There's a perverse research experiment that goes something like this.

A room contains a researcher and a small stool. Hanging over the stool is a banana on a string. The researcher wears a white lab-coat and holds a fully pressurized fire-hose. An arbitrary number of monkeys is released into the room.

Sooner or later one of them will make for the stool to try and grab the banana. Yet as soon as that monkey climbs the stool and approaches his prize, the researcher lets him have it with the hose. And not only does that monkey get it, but all monkeys in the room (whether they touched the banana or not) get sprayed. After soaking them roughly for a few moments, the researcher turns off the hose.

Perhaps another monkey gets brave or hungry. When he climbs the stool and touches the banana, the researcher lets him have it. And as before, all the monkeys also get doused, whether they moved towards the banana or not.
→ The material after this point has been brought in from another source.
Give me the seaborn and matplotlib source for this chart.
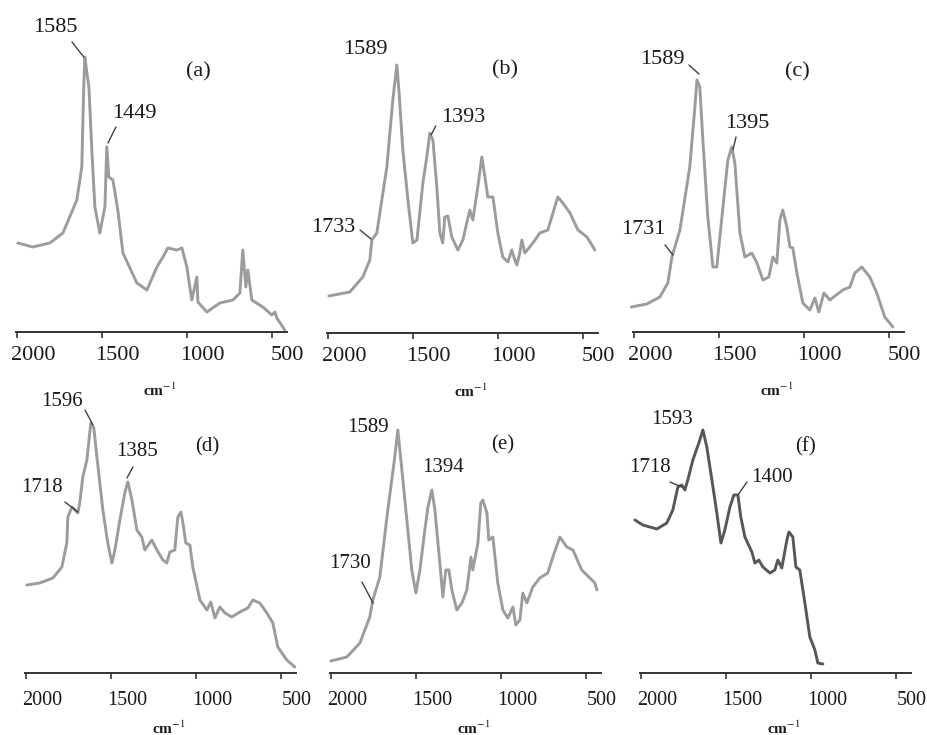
import matplotlib
matplotlib.use("Agg")
import matplotlib.pyplot as plt
import matplotlib.transforms as mtransforms
import seaborn as sns
import pandas as pd

sns.set_style("white")
plt.rcParams['font.family'] = ['Liberation Serif', 'DejaVu Serif']
plt.rcParams['mathtext.fontset'] = 'stix'

# ---------------- data (wavenumber, relative absorbance) ----------------
wn_a = [1994,1906,1806,1729,1647,1618,1606,1600,1588,1576,1559,1541,1512,1482,1471,1459,1435,1406,1376,1294,
        1235,1176,1141,1112,1059,1029,1000,971,941,935,882,806,729,688,671,653,641,618,553,500,482,471,424]
ab_a = [89,85,89,99,132,165,249,275,259,245,182,125,99,125,185,155,152,122,79,49,
        42,65,75,84,82,84,65,32,55,30,20,29,32,39,82,45,62,32,25,17,20,14,2]

wn_b = [1994,1871,1794,1753,1741,1712,1653,1618,1594,1582,1559,1529,1500,1476,1441,1418,1400,1382,1359,1341,
        1324,1312,1294,1271,1235,1206,1165,1147,1118,1094,1076,1059,1029,1000,971,941,918,900,888,871,
        859,841,794,753,706,676,647,618,576,529,476,429]
ab_b = [37,41,56,73,93,100,166,233,268,243,183,133,90,93,150,176,200,193,146,100,
        90,116,117,96,83,93,123,113,146,176,156,136,136,100,76,71,83,73,68,80,
        93,80,90,100,103,120,136,130,120,103,96,83]

wn_c = [2015,1924,1847,1800,1776,1729,1671,1641,1629,1612,1594,1565,1535,1512,1476,1447,1424,1406,1376,1347,
        1306,1276,1241,1206,1182,1159,1141,1124,1100,1082,1065,1041,1006,965,935,912,882,847,771,729,
        700,659,612,571,524,476]
ab_c = [25,28,35,49,75,102,165,225,252,245,192,115,65,65,125,172,185,169,99,75,
        79,69,52,55,75,69,112,122,105,85,84,59,29,22,34,20,39,32,42,45,
        59,65,55,39,15,5]

wn_d = [1994,1918,1841,1788,1759,1753,1729,1712,1694,1682,1665,1641,1618,1600,1582,1547,1518,1494,1476,1447,
        1418,1400,1376,1347,1318,1300,1259,1229,1194,1171,1153,1124,1106,1088,1076,1059,1035,1018,976,935,
        912,888,859,829,788,741,694,665,624,582,547,518,465,418]
ab_d = [88,90,95,106,130,156,166,163,160,171,196,213,250,245,216,163,130,110,123,153,
        180,191,173,143,136,123,133,123,113,110,121,123,156,161,150,130,128,106,73,63,
        71,55,66,60,56,61,65,73,70,60,50,26,13,6]

wn_e = [2000,1906,1829,1771,1753,1712,1665,1624,1606,1582,1553,1524,1500,1476,1447,1429,1406,1388,1359,1341,
        1324,1306,1288,1259,1229,1200,1176,1165,1135,1118,1106,1082,1071,1047,1018,988,959,929,912,888,
        871,847,812,771,724,694,653,612,576,524,447,435]
ab_e = [12,16,30,56,73,96,163,216,243,203,153,103,80,103,143,166,183,163,110,76,
        103,103,83,63,70,83,116,103,130,170,173,160,133,136,90,63,55,66,48,53,
        80,70,86,95,100,116,136,126,123,103,90,83]

wn_f = [2035,1988,1906,1847,1812,1782,1759,1741,1724,1694,1659,1635,1612,1582,1553,1529,1506,1476,1453,1429,
        1412,1388,1347,1329,1306,1282,1241,1212,1194,1171,1141,1129,1106,1088,1065,1035,1006,976,959,929]
ab_f = [153,148,144,150,163,186,188,183,193,213,230,243,226,193,160,130,143,166,178,178,
        156,136,121,110,113,106,100,103,113,105,133,141,136,106,103,70,36,23,10,9]

panel_names = ["(a)", "(b)", "(c)", "(d)", "(e)", "(f)"]
tick_values = [2000, 1500, 1000, 500]
tick_labels = ["2000", "1500", "1000", "500"]
x_label = "cm$^{-1}$"

# peak labels: (text, text_x, text_y, leader line or None)
peaks_a = [("1585", 1776, 305, (1676, 290, 1606, 275)), ("1449", 1311, 219, (1417, 205, 1464, 189))]
peaks_b = [("1589", 1781, 283, None), ("1393", 1205, 216, (1365, 207, 1393, 198)),
           ("1733", 1970, 106, (1811, 103, 1746, 94))]
peaks_c = [("1589", 1834, 272, (1676, 267, 1617, 258)), ("1395", 1334, 209, (1399, 195, 1417, 182)),
           ("1731", 1946, 102, (1817, 87, 1770, 77))]
peaks_d = [("1596", 1787, 271, (1652, 263, 1605, 248)), ("1385", 1346, 221, (1370, 206, 1405, 195)),
           ("1718", 1905, 186, (1770, 171, 1693, 161))]
peaks_e = [("1589", 1781, 246, None), ("1394", 1340, 205, None),
           ("1730", 1887, 110, (1817, 91, 1752, 70))]
peaks_f = [("1593", 1817, 253, None), ("1718", 1946, 205, (1829, 191, 1758, 186)),
           ("1400", 1229, 195, (1376, 191, 1429, 178))]

panels = [
    (wn_a, ab_a, peaks_a, (934, 260)),
    (wn_b, ab_b, peaks_b, (958, 263)),
    (wn_c, ab_c, peaks_c, (1040, 260)),
    (wn_d, ab_d, peaks_d, (934, 226)),
    (wn_e, ab_e, peaks_e, (987, 228)),
    (wn_f, ab_f, peaks_f, (1034, 226)),
]

# layout (pixels)
W, H = 927, 735
lefts = [16, 327, 633, 25, 330, 640]
axis_y = [332, 333, 332, 673, 673, 673]
ax_w, ax_h = 271, 300
px_per_unit = 0.17
colors = ["#9c9c9c"] * 5 + ["#575757"]

fig = plt.figure(figsize=(W / 100, H / 100), dpi=100)

for i, (wn, ab, peaks, plab) in enumerate(panels):
    top_row = i < 3
    ax = fig.add_axes([lefts[i] / W, (H - axis_y[i]) / H, ax_w / W, ax_h / H])
    df = pd.DataFrame({"wn": wn, "ab": ab})
    sns.lineplot(data=df, x="wn", y="ab", ax=ax, color=colors[i], lw=2.1,
                 estimator=None, clip_on=False)
    x0 = 2005
    ax.set_xlim(x0, x0 - ax_w / px_per_unit)
    ax.set_ylim(0, ax_h)
    ax.set_xticks(tick_values)
    ax.set_xticklabels(tick_labels)
    ax.set_yticks([])
    ax.set_ylabel("")
    for s in ["left", "top", "right"]:
        ax.spines[s].set_visible(False)
    ax.spines["bottom"].set_color("#333333")
    ax.spines["bottom"].set_linewidth(1.4)
    pad = 6 if top_row else 9
    lsize = 16 if top_row else 14.5
    ax.tick_params(axis="x", direction="out", length=4, width=1.2, color="#333333",
                   labelsize=lsize, labelcolor="#1a1a1a", pad=pad, bottom=True)
    shift = mtransforms.ScaledTranslation(16 / 100, 0, fig.dpi_scale_trans)
    for tk in ax.xaxis.get_major_ticks():
        tk.label1.set_transform(tk.label1.get_transform() + shift)
    ax.set_xlabel(x_label, fontsize=11, fontweight="bold", color="#1a1a1a")
    ax.xaxis.set_label_coords(0.53, -0.165 if top_row else -0.155)
    asize = 16 if top_row else 15
    for txt, tx, ty, lead in peaks:
        ax.text(tx, ty, txt, fontsize=asize, ha="center", va="center", color="#1a1a1a")
        if lead is not None:
            ax.plot([lead[0], lead[2]], [lead[1], lead[3]], color="#404040", lw=1.0,
                    clip_on=False)
    ax.text(plab[0], plab[1], panel_names[i], fontsize=asize, ha="center", va="center",
            color="#1a1a1a")
    ax.patch.set_alpha(0)

fig.savefig("out.png", dpi=100)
Repeat this process enough and, after the group has suffered enough soakings, the following effect should be noticed: Should any monkey make for the stool, the rest can be counted on to beat him silly before he reaches either it or the banana, sparing themselves. After awhile, the group avoids the banana even as their bellies growl.
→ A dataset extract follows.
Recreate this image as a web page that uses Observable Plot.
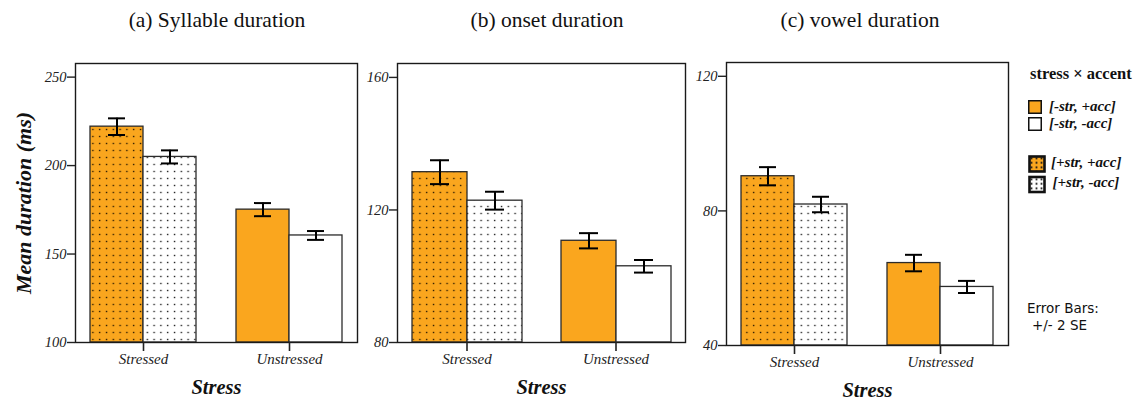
<!DOCTYPE html>
<html>
<head>
<meta charset="utf-8">
<script src="https://cdn.jsdelivr.net/npm/d3@7"></script>
<script src="https://cdn.jsdelivr.net/npm/@observablehq/plot@0.6"></script>
<style>
  html, body { margin: 0; padding: 0; background: #fff; }
  #page { position: relative; width: 1138px; height: 402px; overflow: hidden; background: #fff; }
  .panel { position: absolute; top: 0; }
  #overlay { position: absolute; left: 0; top: 0; pointer-events: none; }
</style>
</head>
<body>
<div id="page">
  <svg width="0" height="0" style="position:absolute">
    <defs>
      <pattern id="dotOrange" patternUnits="userSpaceOnUse" width="6.8" height="7">
        <rect width="6.8" height="7" fill="#FAA61E"></rect>
        <rect x="2.8" y="2.8" width="1.4" height="1.4" fill="#2a1a00"></rect>
      </pattern>
      <pattern id="dotWhite" patternUnits="userSpaceOnUse" width="6.8" height="7">
        <rect width="6.8" height="7" fill="#ffffff"></rect>
        <rect x="2.8" y="2.8" width="1.4" height="1.4" fill="#1a1a1a"></rect>
      </pattern>
      <pattern id="legDotOrange" patternUnits="userSpaceOnUse" x="1029" y="156" width="5" height="4.5">
        <rect width="5" height="4.5" fill="#FAA61E"></rect>
        <rect x="1.6" y="1.4" width="1.8" height="1.8" fill="#111"></rect>
      </pattern>
      <pattern id="legDotWhite" patternUnits="userSpaceOnUse" x="1029" y="177" width="5" height="4.5">
        <rect width="5" height="4.5" fill="#ffffff"></rect>
        <rect x="1.6" y="1.4" width="1.8" height="1.8" fill="#111"></rect>
      </pattern>
    </defs>
  </svg>
  <div id="p1" class="panel" style="left:0px"></div>
  <div id="p2" class="panel" style="left:362px"></div>
  <div id="p3" class="panel" style="left:689px"></div>
  <svg id="overlay" width="1138" height="402"></svg>
</div>
<script>
// ---- data ----
const stressLevels = ["Stressed", "Unstressed"];
const accentLevels = ["+acc", "-acc"];
// order of values: Stressed +acc, Stressed -acc, Unstressed +acc, Unstressed -acc
const syllableMean = [222.0, 204.9, 175.1, 160.5];
const syllableErr  = [4.7, 3.7, 3.7, 2.5];   // +/- 2 SE
const onsetMean    = [131.4, 122.8, 110.7, 103.0];
const onsetErr     = [3.6, 2.7, 2.3, 1.9];
const vowelMean    = [90.3, 81.9, 64.5, 57.4];
const vowelErr     = [2.7, 2.3, 2.45, 1.8];

const syllableTicks = [100, 150, 200, 250];
const onsetTicks    = [80, 120, 160];
const vowelTicks    = [40, 80, 120];

const panelTitles = ["(a) Syllable duration", "(b) onset duration", "(c) vowel duration"];
const yLabel = "Mean duration (ms)";
const xLabel = "Stress";

const legendTitle = "stress × accent";
const legendLabels = ["[-str, +acc]", "[-str, -acc]", "[+str, +acc]", "[+str, -acc]"];
const legendKeys = ["Unstressed|+acc", "Unstressed|-acc", "Stressed|+acc", "Stressed|-acc"];
const noteLines = ["Error Bars:", "+/- 2 SE"];

// ---- styles ----
const ORANGE = "#FAA61E";
const SERIF = "'Liberation Serif', 'Times New Roman', serif";
const fillRange = [ORANGE, "#ffffff", "url(#dotOrange)", "url(#dotWhite)"];

function rowsFrom(means, errs) {
  const rows = [];
  let i = 0;
  for (const s of stressLevels) for (const a of accentLevels) {
    rows.push({stress: s, accent: a, cond: s + "|" + a, mean: means[i], err: errs[i]});
    i++;
  }
  return rows;
}

function panel(el, {means, errs, ticks, yMax, width, marginLeft, marginRight, marginTop, marginBottom, showYLabel}) {
  const rows = rowsFrom(means, errs);
  const yMin = ticks[0];
  const marks = [
    Plot.barY(rows, {fx: "stress", x: "accent", y1: yMin, y2: "mean", fill: "cond",
      stroke: "#2b2b2b", strokeWidth: 1.3}),
    Plot.ruleX(rows, {fx: "stress", x: "accent", y1: d => d.mean - d.err, y2: d => d.mean + d.err,
      stroke: "#000", strokeWidth: 2}),
    Plot.tickY(rows, {fx: "stress", x: "accent", y: d => d.mean - d.err, insetLeft: 18, insetRight: 18,
      stroke: "#000", strokeWidth: 2}),
    Plot.tickY(rows, {fx: "stress", x: "accent", y: d => d.mean + d.err, insetLeft: 18, insetRight: 18,
      stroke: "#000", strokeWidth: 2}),
    Plot.frame({facet: "super", stroke: "#1a1a1a", strokeWidth: 1.4}),
    Plot.axisY({ticks, tickSize: 8, tickPadding: 1, tickFormat: d => String(d), label: null,
      fontFamily: SERIF, fontStyle: "italic", fontSize: 14.5, color: "#222", strokeWidth: 1.4}),
    Plot.axisFx({anchor: "bottom", tickSize: 9, tickPadding: 2, label: null,
      fontFamily: SERIF, fontStyle: "italic", fontSize: 15, color: "#222", strokeWidth: 1.6}),
    Plot.text([xLabel], {facet: "super", frameAnchor: "bottom", dy: 51, text: d => d,
      fontFamily: SERIF, fontStyle: "italic", fontWeight: "bold", fontSize: 20.5, fill: "#111"})
  ];
  if (showYLabel) {
    marks.push(Plot.text([yLabel], {facet: "super", frameAnchor: "left", dx: -52, rotate: -90,
      textAnchor: "middle", text: d => d,
      fontFamily: SERIF, fontStyle: "italic", fontWeight: "bold", fontSize: 22, fill: "#111"}));
  }
  const chart = Plot.plot({
    width, height: 402, marginLeft, marginRight, marginTop, marginBottom,
    style: {background: "transparent", overflow: "visible"},
    fx: {domain: stressLevels, paddingInner: 0.068, paddingOuter: 0, label: null},
    x: {domain: accentLevels, paddingInner: 0, paddingOuter: 0.26, axis: null},
    y: {domain: [yMin, yMax], axis: null},
    color: {type: "ordinal", domain: legendKeys, range: fillRange},
    marks
  });
  el.appendChild(chart);
}

panel(document.getElementById("p1"), {means: syllableMean, errs: syllableErr, ticks: syllableTicks, yMax: 257.7,
  width: 362, marginLeft: 74, marginRight: 4, marginTop: 63, marginBottom: 60, showYLabel: true});
panel(document.getElementById("p2"), {means: onsetMean, errs: onsetErr, ticks: onsetTicks, yMax: 164.2,
  width: 327, marginLeft: 35, marginRight: 4, marginTop: 63, marginBottom: 60, showYLabel: false});
panel(document.getElementById("p3"), {means: vowelMean, errs: vowelErr, ticks: vowelTicks, yMax: 124.1,
  width: 324, marginLeft: 37, marginRight: 4, marginTop: 62, marginBottom: 57, showYLabel: false});

// ---- titles, legend and note ----
const ov = d3.select("#overlay");
const titleX = [217, 547, 860];
panelTitles.forEach((t, i) => {
  ov.append("text").attr("x", titleX[i]).attr("y", 27).attr("text-anchor", "middle")
    .attr("font-family", SERIF).attr("font-size", 21.5).attr("fill", "#111").text(t);
});
ov.append("text").attr("x", 1030).attr("y", 79).attr("font-family", SERIF).attr("font-weight", "bold")
  .attr("font-size", 16.5).attr("fill", "#111").text(legendTitle);

const swatches = [
  {x: 1028.75, y: 100.75, s: 12.5, fill: ORANGE, sw: 1.5, lx: 1049, ly: 110.5},
  {x: 1028.75, y: 117.75, s: 12.5, fill: "#fff", sw: 1.5, lx: 1049, ly: 128},
  {x: 1029.5, y: 156.5, s: 15, fill: "url(#legDotOrange)", sw: 2.6, lx: 1051, ly: 166.5},
  {x: 1029.5, y: 177, s: 15, fill: "url(#legDotWhite)", sw: 2.6, lx: 1052.5, ly: 187}
];
swatches.forEach((w, i) => {
  ov.append("rect").attr("x", w.x).attr("y", w.y).attr("width", w.s).attr("height", w.s)
    .attr("fill", w.fill).attr("stroke", "#111").attr("stroke-width", w.sw);
  ov.append("text").attr("x", w.lx).attr("y", w.ly).attr("font-family", SERIF).attr("font-weight", "bold")
    .attr("font-style", "italic").attr("font-size", 15).attr("fill", "#111").text(legendLabels[i]);
});
ov.append("text").attr("x", 1027).attr("y", 313).attr("font-family", "'DejaVu Sans', sans-serif")
  .attr("font-size", 13.5).attr("fill", "#111").text(noteLines[0]);
ov.append("text").attr("x", 1032).attr("y", 330).attr("font-family", "'DejaVu Sans', sans-serif")
  .attr("font-size", 13.5).attr("fill", "#111").text(noteLines[1]);
</script>
</body>
</html>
Now say the researcher removes a monkey and brings in a new one to replace him. No big surprise, one of his first actions might be to make directly for the banana. And of course the others won't allow this, for if he should make it they all get sprayed again. They administer a beating to the confused newcomer, until he learns not to near the stool.
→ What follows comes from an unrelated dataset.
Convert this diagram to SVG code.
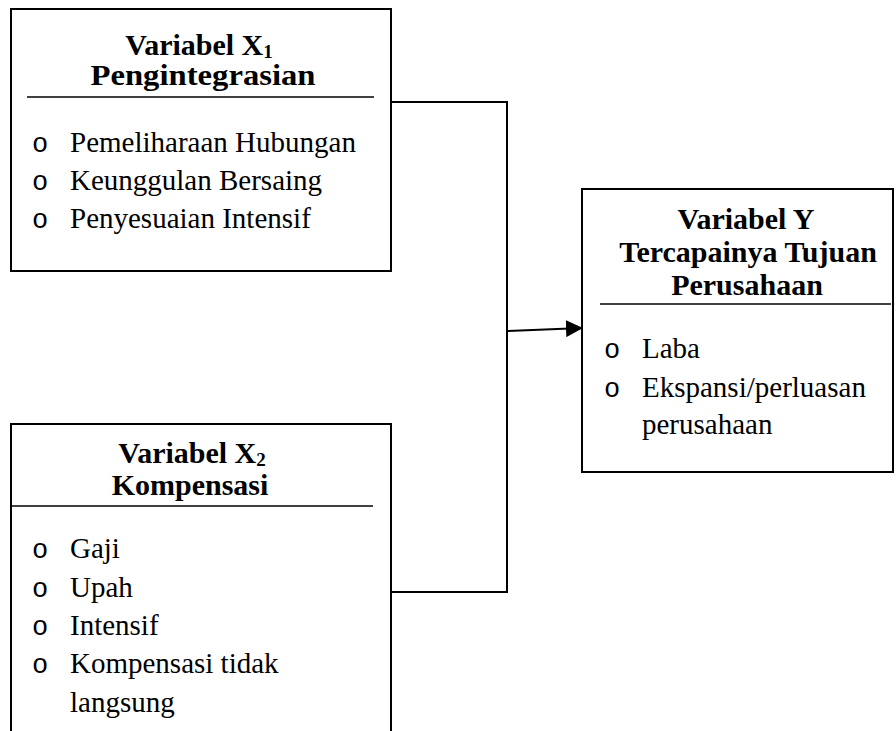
<svg xmlns="http://www.w3.org/2000/svg" width="896" height="731" viewBox="0 0 896 731">
<style>
.box{fill:#fff;stroke:#000;stroke-width:2}
.sep{stroke:#000;stroke-width:1.3}
.t{font-family:"Liberation Serif","Times New Roman",serif;font-weight:bold;font-size:30px;text-anchor:middle;fill:#000}
.b{font-family:"Liberation Serif","Times New Roman",serif;font-size:29px;fill:#000}
.o{font-family:"Liberation Mono","Courier New",monospace;font-size:27px;fill:#000}
.sub{font-size:19px}
.c{fill:none;stroke:#000;stroke-width:2}
</style>
<defs>
<marker id="arr" markerWidth="17" markerHeight="17" refX="16" refY="8.5" orient="auto" markerUnits="userSpaceOnUse">
<path d="M0,0 L17,8.5 L0,17 Z" fill="#000"/>
</marker>
</defs>
<g id="connectors">
<polyline class="c" points="391,102 507,102 507,592 391,592"/>
<line class="c" x1="507" y1="331" x2="582" y2="328" marker-end="url(#arr)"/>
</g>
<g id="x1">
<rect class="box" x="11" y="9" width="380" height="262"/>
<text class="t" x="199" y="55">Variabel X<tspan class="sub" dy="3">1</tspan></text>
<text class="t" x="203" y="85" textLength="225" lengthAdjust="spacingAndGlyphs">Pengintegrasian</text>
<line class="sep" x1="27" y1="97" x2="374" y2="97"/>
<text class="o" x="32" y="152">o</text><text class="b" x="70" y="152">Pemeliharaan Hubungan</text>
<text class="o" x="32" y="190">o</text><text class="b" x="70" y="190">Keunggulan Bersaing</text>
<text class="o" x="32" y="228">o</text><text class="b" x="70" y="228">Penyesuaian Intensif</text>
</g>
<g id="x2">
<rect class="box" x="11" y="424" width="380" height="320"/>
<text class="t" x="192" y="463">Variabel X<tspan class="sub" dy="3">2</tspan></text>
<text class="t" x="190" y="495">Kompensasi</text>
<line class="sep" x1="11" y1="506" x2="373" y2="506"/>
<text class="o" x="32" y="558">o</text><text class="b" x="70" y="558">Gaji</text>
<text class="o" x="32" y="597">o</text><text class="b" x="70" y="597">Upah</text>
<text class="o" x="32" y="635">o</text><text class="b" x="70" y="635">Intensif</text>
<text class="o" x="32" y="673">o</text><text class="b" x="70" y="673">Kompensasi tidak</text>
<text class="b" x="70" y="712">langsung</text>
</g>
<g id="y">
<rect class="box" x="582" y="189" width="311" height="283"/>
<text class="t" x="746" y="229">Variabel Y</text>
<text class="t" x="748" y="262">Tercapainya Tujuan</text>
<text class="t" x="747" y="295">Perusahaan</text>
<line class="sep" x1="600" y1="304" x2="891" y2="304"/>
<text class="o" x="604" y="358">o</text><text class="b" x="642" y="358">Laba</text>
<text class="o" x="604" y="397">o</text><text class="b" x="642" y="397">Ekspansi/perluasan</text>
<text class="b" x="642" y="434">perusahaan</text>
</g>
</svg>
Should the experiment continue, perhaps after replacing every monkey in the original generation, one can even remove the researcher. The descendants enforce the social order even though they may never been sprayed or even know about the researcher. By now no monkeys have directly experienced the hose, and in fact no white-coated danger exists, yet still their options are self-curtailed. There is no risk in the banana. Yet they avoid it, none quite certain why.

Well I said it was a perverse experiment. To draw conclusions about human behavior after studying monkeys may be irrational. Is that saying the effects may not be present as tides of social pressure adjust our path? Maybe the human advantage is to regularly examine our preconceptions, our reasons for doing things, or proscribing them.